The Shipping and Seamen's Act, 1894, and the amending Acts of the two following years, mitigate the old-fashioned severity of punishments for refusal of duty, assaults on the high seas, and other nautical offences. The forecastle and the accommodation thereof become subject to the fiat of the Government inspector, as are factories on shore. Regular payment of wages is stipulated for, overcrowding amongst passengers is forbidden. Complete powers are given to the marine authorities to enforce not only a full equipment of life-boats and life-saving appliances, but boat-drill. Deck loading is restricted, and the Plimsoll mark insisted on. But the portion of the Act which gave rise to the intensest opposition was the proviso by which all sailing vessels are obliged to carry a certain complement of able seamen and ordinary seamen, according to their tonnage, while steamers must carry a given number of able seamen, ordinary seamen, firemen, trimmers, and greasers, according to their horse-power. Foreign vessels, while engaging in the New Zealand coasting-trade, have to pay their crews the rate of wages current on the coast. Parliament was warned that the passing of this Act would paralyze the trade of the Colony, but passed it was—with certain not unreasonable amendments—and trade goes on precisely as before.

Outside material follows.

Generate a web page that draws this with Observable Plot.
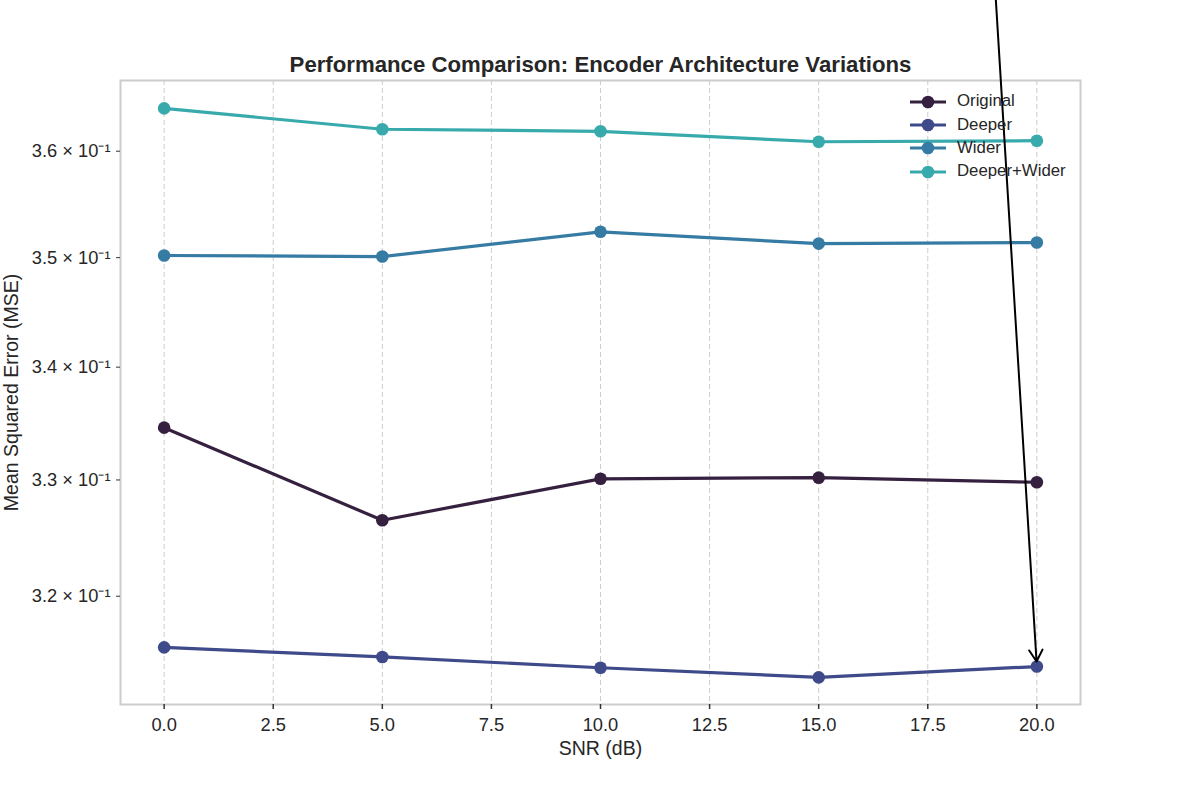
<!DOCTYPE html>
<html>
<head>
<meta charset="utf-8">
<script src="https://cdn.jsdelivr.net/npm/d3@7"></script>
<script src="https://cdn.jsdelivr.net/npm/@observablehq/plot@0.6"></script>
<style>
  html, body { margin: 0; padding: 0; background: #fff; }
  #wrap { position: relative; width: 1200px; height: 800px; font-family: "Liberation Sans", Arial, sans-serif; }
  #legend { position: absolute; left: 909px; top: 90px; pointer-events: none; }
  .li { display: flex; align-items: center; height: 23.4px; }
  .li svg { display: block; margin-right: 10px; }
  .li span { font-size: 16.8px; color: #262626; line-height: 1; }
</style>
</head>
<body>
<div id="wrap"><div id="chart"></div><div id="legend"></div></div>
<script>
const snr = [0, 5, 10, 15, 20];
const seriesNames = ["Original", "Deeper", "Wider", "Deeper+Wider"];
const colors = ["#35213f", "#3e4a89", "#357ba3", "#38aaac"];
const original = [0.3346, 0.3265, 0.3301, 0.3302, 0.3298];
const deeper = [0.3157, 0.3149, 0.3140, 0.3132, 0.3141];
const wider = [0.3502, 0.3501, 0.3524, 0.3513, 0.3514];
const deeperWider = [0.3641, 0.3621, 0.3619, 0.3609, 0.3610];
const xTicks = [0, 2.5, 5, 7.5, 10, 12.5, 15, 17.5, 20];
const yTicks = [0.32, 0.33, 0.34, 0.35, 0.36];
const yTickLabels = ["3.2 × 10⁻¹", "3.3 × 10⁻¹", "3.4 × 10⁻¹", "3.5 × 10⁻¹", "3.6 × 10⁻¹"];
const title = "Performance Comparison: Encoder Architecture Variations";
const xLabel = "SNR (dB)";
const yLabel = "Mean Squared Error (MSE)";
// annotation arrow: from (x1,y1) to the Deeper point at 20 dB
const arrowFrom = {x: 19.06, y: 0.3747};

const valuesBySeries = [original, deeper, wider, deeperWider];
const data = [];
seriesNames.forEach((s, i) => snr.forEach((x, j) => data.push({series: s, snr: x, mse: valuesBySeries[i][j]})));
const arrowData = [{x1: arrowFrom.x, y1: arrowFrom.y, x2: snr[4], y2: deeper[4]}];

const chart = Plot.plot({
  width: 1200,
  height: 800,
  marginTop: 80,
  marginRight: 120,
  marginBottom: 96,
  marginLeft: 120,
  style: {fontFamily: "'Liberation Sans', Arial, sans-serif", fontSize: "18px", color: "#262626", background: "transparent"},
  x: {domain: [-1, 21]},
  y: {type: "log", domain: [0.31096, 0.3668]},
  color: {domain: seriesNames, range: colors},
  marks: [
    Plot.gridX(xTicks, {stroke: "#cccccc", strokeOpacity: 1, strokeDasharray: "5,3", strokeWidth: 1}),
    Plot.frame({stroke: "#cccccc", strokeWidth: 2}),
    Plot.axisX({ticks: xTicks, tickFormat: d => d.toFixed(1), tickSize: 5, tickPadding: 8, stroke: "#333", strokeWidth: 1.5, fontSize: 18.3, label: null}),
    Plot.axisX({ticks: [], tickSize: 0, label: xLabel, labelAnchor: "center", labelArrow: "none", labelOffset: 50, fontSize: 19.5}),
    Plot.axisY({ticks: yTicks, tickFormat: d => yTickLabels[yTicks.indexOf(d)], tickSize: 4, tickPadding: 6, stroke: "#333", fontSize: 18.3, label: null}),
    Plot.axisY({ticks: [], tickSize: 0, label: yLabel, labelAnchor: "center", labelArrow: "none", labelOffset: 116, fontSize: 19.5}),
    Plot.line(data, {x: "snr", y: "mse", z: "series", stroke: "series", strokeWidth: 3.2}),
    Plot.dot(data, {x: "snr", y: "mse", fill: "series", r: 6.3}),
    Plot.arrow(arrowData, {x1: "x1", y1: "y1", x2: "x2", y2: "y2", stroke: "black", strokeWidth: 2, headLength: 10, insetEnd: 5}),
    Plot.text([title], {text: d => d, frameAnchor: "top", dy: -24, fontSize: 22.2, fontWeight: "bold", fill: "#262626"})
  ]
});
document.getElementById("chart").appendChild(chart);

const legend = document.getElementById("legend");
seriesNames.forEach((s, i) => {
  const row = document.createElement("div");
  row.className = "li";
  row.innerHTML = `<svg width="38" height="16"><line x1="1" y1="8" x2="37" y2="8" stroke="${colors[i]}" stroke-width="3.2"/><circle cx="19" cy="8" r="6.3" fill="${colors[i]}"/></svg><span>${s}</span>`;
  legend.appendChild(row);
});
</script>
</body>
</html>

In 1891, moreover, the colonial laws relating to mining generally, and to coal-mining especially, were consolidated and amended. An interesting feature in the New Zealand Coal Mines' Act is the provision by which mine-owners have to contribute to a fund for the relief of miners or the families of miners in cases where men are injured or killed at work. Every quarter the owners have to pay a halfpenny per ton on the output, if it be bituminous coal; and a farthing a ton, if it be lignite. Payment is made into the nearest Post Office Savings Bank and goes to the credit of an account called "The Coal Miners' Relief Fund." From 1891 mineral rights are reserved in lands thereafter alienated by the Crown.

Most of the Labour laws are watched and administered by the Department of Labour, a branch of the public service created in 1891. It costs but £7,000 or £8,000 a year, much of which is recouped by factory fees and other receipts. It also keeps labour statistics, acts as a servants' registry office, and by publishing information, and by shifting them from congested districts, endeavours to keep down the numbers of the unemployed. In this, though it is but a palliative, it has done useful and humane work, aided—so far as the circulation of labour goes—by the State-owned railways.